Material shown:

※

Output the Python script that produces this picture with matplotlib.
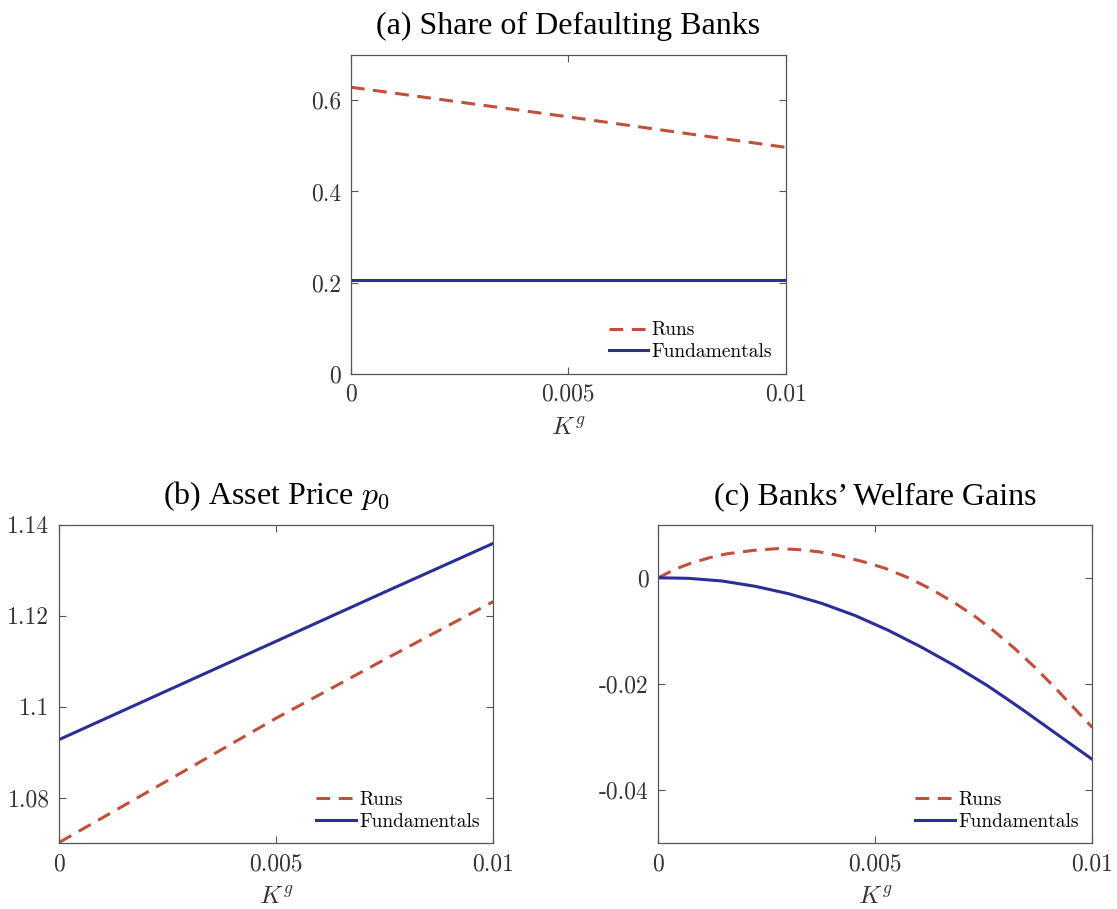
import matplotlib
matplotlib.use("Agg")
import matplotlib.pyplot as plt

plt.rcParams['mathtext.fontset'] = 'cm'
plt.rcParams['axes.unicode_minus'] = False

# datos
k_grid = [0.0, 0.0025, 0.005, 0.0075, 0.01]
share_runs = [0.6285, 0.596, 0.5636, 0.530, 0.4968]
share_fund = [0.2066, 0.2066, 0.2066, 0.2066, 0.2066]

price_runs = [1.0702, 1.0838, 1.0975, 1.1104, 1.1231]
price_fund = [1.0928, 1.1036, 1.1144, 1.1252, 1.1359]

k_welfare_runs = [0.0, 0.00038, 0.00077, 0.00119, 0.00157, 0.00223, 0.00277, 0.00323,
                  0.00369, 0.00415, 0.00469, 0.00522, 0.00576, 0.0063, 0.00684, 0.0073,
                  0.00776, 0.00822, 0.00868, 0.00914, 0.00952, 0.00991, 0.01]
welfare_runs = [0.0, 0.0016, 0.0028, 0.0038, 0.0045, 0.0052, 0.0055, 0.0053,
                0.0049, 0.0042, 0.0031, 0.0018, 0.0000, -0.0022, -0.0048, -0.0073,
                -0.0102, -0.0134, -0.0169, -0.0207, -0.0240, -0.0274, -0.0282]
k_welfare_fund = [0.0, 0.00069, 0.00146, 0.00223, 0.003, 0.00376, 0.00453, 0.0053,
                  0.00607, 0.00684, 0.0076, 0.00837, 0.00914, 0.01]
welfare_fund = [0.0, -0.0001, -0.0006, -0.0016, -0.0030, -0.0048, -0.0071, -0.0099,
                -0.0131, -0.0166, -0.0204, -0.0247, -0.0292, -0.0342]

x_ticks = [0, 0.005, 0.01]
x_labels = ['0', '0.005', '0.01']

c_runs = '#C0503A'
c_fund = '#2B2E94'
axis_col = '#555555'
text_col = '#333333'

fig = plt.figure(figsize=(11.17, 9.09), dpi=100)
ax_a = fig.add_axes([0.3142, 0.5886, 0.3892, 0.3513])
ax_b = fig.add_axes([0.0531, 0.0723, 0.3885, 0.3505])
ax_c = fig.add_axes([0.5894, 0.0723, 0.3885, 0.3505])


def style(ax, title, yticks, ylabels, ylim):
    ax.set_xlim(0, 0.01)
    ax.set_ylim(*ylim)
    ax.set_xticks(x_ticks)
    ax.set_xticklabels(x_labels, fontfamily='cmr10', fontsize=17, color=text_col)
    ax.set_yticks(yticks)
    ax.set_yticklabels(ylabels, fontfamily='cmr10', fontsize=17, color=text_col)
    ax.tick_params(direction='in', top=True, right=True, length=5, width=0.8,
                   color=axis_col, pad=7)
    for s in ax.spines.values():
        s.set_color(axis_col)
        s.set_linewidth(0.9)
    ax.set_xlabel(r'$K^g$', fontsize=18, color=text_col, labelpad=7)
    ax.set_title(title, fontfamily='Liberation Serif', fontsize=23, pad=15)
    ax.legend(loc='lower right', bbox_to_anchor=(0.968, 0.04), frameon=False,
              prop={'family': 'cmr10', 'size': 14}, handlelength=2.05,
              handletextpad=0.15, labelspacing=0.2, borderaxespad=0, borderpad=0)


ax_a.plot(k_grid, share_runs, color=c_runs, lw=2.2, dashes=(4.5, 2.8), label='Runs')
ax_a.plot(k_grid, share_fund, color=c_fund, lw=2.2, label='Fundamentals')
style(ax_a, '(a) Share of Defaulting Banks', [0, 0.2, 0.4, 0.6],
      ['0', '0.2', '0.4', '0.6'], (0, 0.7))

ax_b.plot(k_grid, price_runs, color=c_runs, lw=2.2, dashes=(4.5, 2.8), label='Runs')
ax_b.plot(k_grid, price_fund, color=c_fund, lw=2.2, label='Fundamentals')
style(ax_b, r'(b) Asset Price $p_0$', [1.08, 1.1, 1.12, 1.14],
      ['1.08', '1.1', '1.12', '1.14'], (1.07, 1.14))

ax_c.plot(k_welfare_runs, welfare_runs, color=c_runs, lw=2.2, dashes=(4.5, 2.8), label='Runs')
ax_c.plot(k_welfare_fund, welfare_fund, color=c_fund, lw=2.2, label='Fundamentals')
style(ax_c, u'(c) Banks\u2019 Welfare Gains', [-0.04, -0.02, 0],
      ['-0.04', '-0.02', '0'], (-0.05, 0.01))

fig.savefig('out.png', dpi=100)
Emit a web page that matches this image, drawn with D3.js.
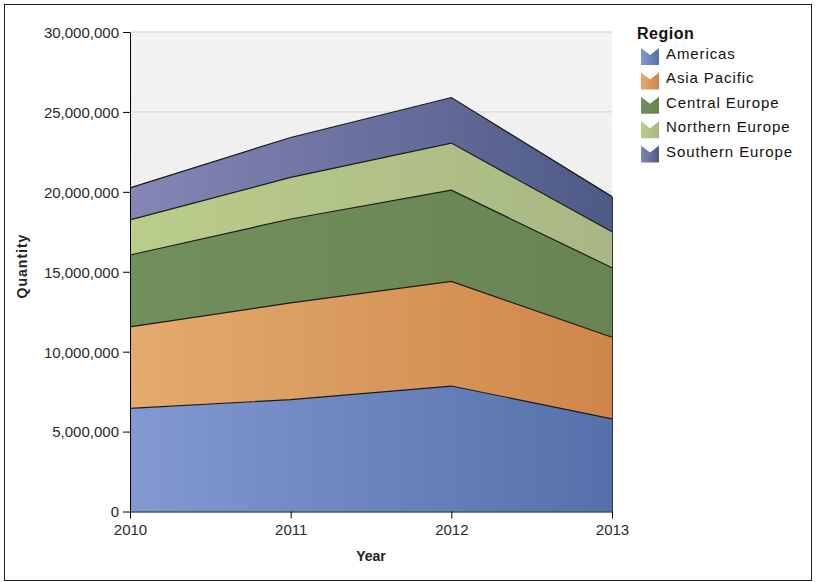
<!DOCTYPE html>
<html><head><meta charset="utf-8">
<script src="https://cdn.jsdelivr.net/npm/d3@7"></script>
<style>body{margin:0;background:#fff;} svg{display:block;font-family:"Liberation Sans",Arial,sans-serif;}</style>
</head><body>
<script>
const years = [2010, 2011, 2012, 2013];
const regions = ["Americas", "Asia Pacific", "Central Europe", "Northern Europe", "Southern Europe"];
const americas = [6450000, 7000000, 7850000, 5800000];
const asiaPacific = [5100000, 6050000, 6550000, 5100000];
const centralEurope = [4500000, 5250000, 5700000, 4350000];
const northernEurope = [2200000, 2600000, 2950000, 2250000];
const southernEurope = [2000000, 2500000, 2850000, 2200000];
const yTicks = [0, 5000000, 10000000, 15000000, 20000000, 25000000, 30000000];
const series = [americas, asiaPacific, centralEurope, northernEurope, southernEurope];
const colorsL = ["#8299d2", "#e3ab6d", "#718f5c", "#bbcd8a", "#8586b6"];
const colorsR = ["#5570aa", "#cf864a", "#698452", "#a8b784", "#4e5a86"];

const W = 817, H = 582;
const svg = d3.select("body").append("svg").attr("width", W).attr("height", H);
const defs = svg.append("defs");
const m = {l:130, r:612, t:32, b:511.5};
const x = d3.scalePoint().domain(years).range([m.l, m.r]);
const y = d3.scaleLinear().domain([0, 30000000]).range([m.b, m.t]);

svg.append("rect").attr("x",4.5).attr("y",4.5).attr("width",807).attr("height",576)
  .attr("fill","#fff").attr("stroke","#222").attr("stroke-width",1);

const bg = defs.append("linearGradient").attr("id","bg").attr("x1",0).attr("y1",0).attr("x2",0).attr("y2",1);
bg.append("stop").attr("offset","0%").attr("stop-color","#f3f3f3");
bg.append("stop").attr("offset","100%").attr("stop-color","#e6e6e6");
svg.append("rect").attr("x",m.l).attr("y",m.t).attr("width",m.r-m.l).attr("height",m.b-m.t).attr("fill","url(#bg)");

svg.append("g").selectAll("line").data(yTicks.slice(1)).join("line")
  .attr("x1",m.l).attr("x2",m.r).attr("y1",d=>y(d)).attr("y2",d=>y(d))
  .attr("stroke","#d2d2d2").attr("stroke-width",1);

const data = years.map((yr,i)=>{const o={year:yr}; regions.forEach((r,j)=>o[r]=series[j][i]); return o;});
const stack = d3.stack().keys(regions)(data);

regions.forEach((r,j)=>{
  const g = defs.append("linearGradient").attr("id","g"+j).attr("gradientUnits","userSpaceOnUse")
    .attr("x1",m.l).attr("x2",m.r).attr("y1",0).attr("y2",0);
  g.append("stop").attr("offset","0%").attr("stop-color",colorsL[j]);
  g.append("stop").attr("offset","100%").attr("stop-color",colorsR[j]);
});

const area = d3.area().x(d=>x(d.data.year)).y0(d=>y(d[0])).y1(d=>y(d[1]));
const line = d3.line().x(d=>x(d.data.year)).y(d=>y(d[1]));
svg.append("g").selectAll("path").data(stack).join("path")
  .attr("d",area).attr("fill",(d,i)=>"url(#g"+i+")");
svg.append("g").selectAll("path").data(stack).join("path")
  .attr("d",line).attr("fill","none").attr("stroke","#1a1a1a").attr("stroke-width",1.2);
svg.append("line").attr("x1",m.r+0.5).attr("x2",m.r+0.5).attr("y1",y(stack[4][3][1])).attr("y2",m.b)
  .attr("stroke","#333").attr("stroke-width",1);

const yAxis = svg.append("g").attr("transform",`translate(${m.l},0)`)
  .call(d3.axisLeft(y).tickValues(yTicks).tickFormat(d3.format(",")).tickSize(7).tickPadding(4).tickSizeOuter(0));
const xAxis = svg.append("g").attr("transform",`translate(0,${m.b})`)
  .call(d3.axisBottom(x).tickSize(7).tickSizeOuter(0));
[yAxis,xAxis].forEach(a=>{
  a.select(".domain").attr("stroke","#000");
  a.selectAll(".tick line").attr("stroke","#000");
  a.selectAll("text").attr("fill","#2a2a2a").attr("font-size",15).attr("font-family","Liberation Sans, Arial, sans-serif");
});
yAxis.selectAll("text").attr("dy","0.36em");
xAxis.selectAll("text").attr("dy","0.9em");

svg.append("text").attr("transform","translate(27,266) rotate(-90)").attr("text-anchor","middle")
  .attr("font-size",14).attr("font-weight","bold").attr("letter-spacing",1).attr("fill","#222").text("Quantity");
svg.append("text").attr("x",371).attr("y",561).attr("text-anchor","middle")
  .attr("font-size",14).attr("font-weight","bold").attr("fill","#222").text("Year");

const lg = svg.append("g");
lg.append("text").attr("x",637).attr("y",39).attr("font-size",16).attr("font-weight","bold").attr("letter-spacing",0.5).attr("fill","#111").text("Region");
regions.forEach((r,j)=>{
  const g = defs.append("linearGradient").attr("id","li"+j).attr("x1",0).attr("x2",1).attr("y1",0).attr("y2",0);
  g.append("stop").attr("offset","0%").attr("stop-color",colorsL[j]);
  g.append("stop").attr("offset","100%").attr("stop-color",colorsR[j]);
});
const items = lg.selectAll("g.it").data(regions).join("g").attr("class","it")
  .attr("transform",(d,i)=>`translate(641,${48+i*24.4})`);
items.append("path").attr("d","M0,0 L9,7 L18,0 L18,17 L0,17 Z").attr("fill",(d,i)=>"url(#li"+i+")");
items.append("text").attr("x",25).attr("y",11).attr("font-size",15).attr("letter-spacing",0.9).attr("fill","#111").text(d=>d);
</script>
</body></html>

※

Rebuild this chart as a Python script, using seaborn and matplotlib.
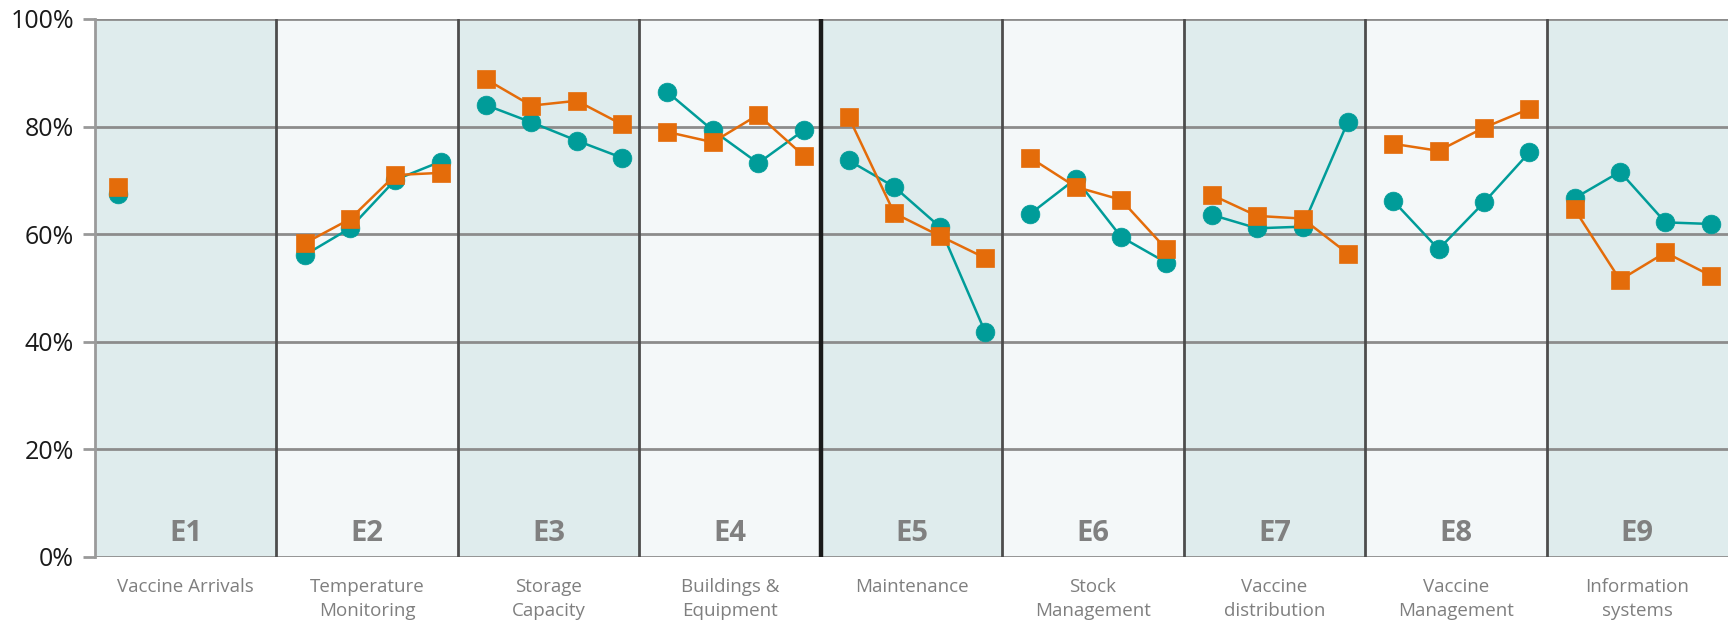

※

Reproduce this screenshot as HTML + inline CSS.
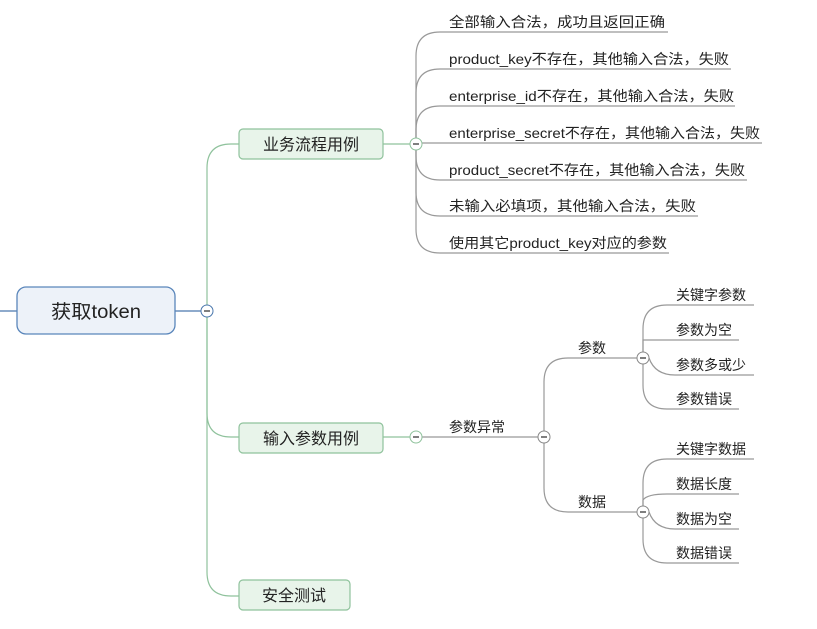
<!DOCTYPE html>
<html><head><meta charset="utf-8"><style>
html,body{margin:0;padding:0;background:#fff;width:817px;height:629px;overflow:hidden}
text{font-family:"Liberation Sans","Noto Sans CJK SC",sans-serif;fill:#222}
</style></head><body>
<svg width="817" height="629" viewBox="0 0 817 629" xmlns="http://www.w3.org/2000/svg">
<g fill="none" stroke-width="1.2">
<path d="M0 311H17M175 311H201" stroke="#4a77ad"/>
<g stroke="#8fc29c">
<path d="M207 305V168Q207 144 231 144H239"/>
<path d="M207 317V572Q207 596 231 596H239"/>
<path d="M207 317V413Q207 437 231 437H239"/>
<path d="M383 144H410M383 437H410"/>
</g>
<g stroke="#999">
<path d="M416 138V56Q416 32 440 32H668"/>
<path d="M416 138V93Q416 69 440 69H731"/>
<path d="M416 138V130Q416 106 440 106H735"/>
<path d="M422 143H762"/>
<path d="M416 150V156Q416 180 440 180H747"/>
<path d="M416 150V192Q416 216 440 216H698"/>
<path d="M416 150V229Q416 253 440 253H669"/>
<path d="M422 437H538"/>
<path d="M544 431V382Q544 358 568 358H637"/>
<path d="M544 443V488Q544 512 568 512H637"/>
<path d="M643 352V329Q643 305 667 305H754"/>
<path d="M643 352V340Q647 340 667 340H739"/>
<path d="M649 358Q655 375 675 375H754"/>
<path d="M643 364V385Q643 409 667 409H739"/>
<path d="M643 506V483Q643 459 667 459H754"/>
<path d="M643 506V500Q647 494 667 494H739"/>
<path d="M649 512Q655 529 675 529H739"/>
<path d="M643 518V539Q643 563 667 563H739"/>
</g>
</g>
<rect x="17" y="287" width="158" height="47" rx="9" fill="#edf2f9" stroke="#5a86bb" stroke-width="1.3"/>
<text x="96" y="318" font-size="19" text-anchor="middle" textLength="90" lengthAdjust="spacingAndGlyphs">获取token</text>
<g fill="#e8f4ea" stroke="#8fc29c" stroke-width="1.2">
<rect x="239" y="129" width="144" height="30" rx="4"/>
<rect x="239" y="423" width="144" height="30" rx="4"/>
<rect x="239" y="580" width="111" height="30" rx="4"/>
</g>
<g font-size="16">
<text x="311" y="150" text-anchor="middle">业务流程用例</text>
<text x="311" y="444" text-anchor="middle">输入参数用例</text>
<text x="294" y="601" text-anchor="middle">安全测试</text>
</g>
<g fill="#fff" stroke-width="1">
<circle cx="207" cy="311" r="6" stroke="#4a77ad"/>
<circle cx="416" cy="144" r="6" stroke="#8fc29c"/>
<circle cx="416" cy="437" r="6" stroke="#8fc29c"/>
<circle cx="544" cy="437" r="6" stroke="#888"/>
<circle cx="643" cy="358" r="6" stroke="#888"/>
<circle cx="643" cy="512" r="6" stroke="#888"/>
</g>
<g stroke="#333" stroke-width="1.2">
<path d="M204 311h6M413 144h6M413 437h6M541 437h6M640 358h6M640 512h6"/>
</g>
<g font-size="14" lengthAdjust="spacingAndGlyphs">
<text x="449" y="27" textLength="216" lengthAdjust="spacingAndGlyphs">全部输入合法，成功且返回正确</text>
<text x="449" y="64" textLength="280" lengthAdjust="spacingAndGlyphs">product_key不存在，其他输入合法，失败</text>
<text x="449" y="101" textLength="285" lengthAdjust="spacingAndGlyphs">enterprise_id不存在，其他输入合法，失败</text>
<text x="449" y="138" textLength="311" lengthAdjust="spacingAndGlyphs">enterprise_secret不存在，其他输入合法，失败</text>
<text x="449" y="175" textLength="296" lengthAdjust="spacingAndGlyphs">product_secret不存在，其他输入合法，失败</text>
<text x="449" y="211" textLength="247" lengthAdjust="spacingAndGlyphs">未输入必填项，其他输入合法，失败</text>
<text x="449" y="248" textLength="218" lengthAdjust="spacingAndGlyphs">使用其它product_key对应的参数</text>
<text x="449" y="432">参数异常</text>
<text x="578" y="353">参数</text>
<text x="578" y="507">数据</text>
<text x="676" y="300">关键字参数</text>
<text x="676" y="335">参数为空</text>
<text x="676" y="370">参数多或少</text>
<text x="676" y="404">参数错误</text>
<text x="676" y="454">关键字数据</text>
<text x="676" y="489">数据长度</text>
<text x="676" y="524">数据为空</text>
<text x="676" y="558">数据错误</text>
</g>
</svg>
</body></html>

※

What to do:
Quote the data above exactly from the line with "Output the Python" to the line with "price_fund = [1.0928, 1.1036, 1.1144, 1.1252, 1.1359]", both ends counted, and nothing else. Pictures don't go in.

Written response:
Output the Python script that produces this picture with matplotlib.
import matplotlib
matplotlib.use("Agg")
import matplotlib.pyplot as plt

plt.rcParams['mathtext.fontset'] = 'cm'
plt.rcParams['axes.unicode_minus'] = False

# datos
k_grid = [0.0, 0.0025, 0.005, 0.0075, 0.01]
share_runs = [0.6285, 0.596, 0.5636, 0.530, 0.4968]
share_fund = [0.2066, 0.2066, 0.2066, 0.2066, 0.2066]

price_runs = [1.0702, 1.0838, 1.0975, 1.1104, 1.1231]
price_fund = [1.0928, 1.1036, 1.1144, 1.1252, 1.1359]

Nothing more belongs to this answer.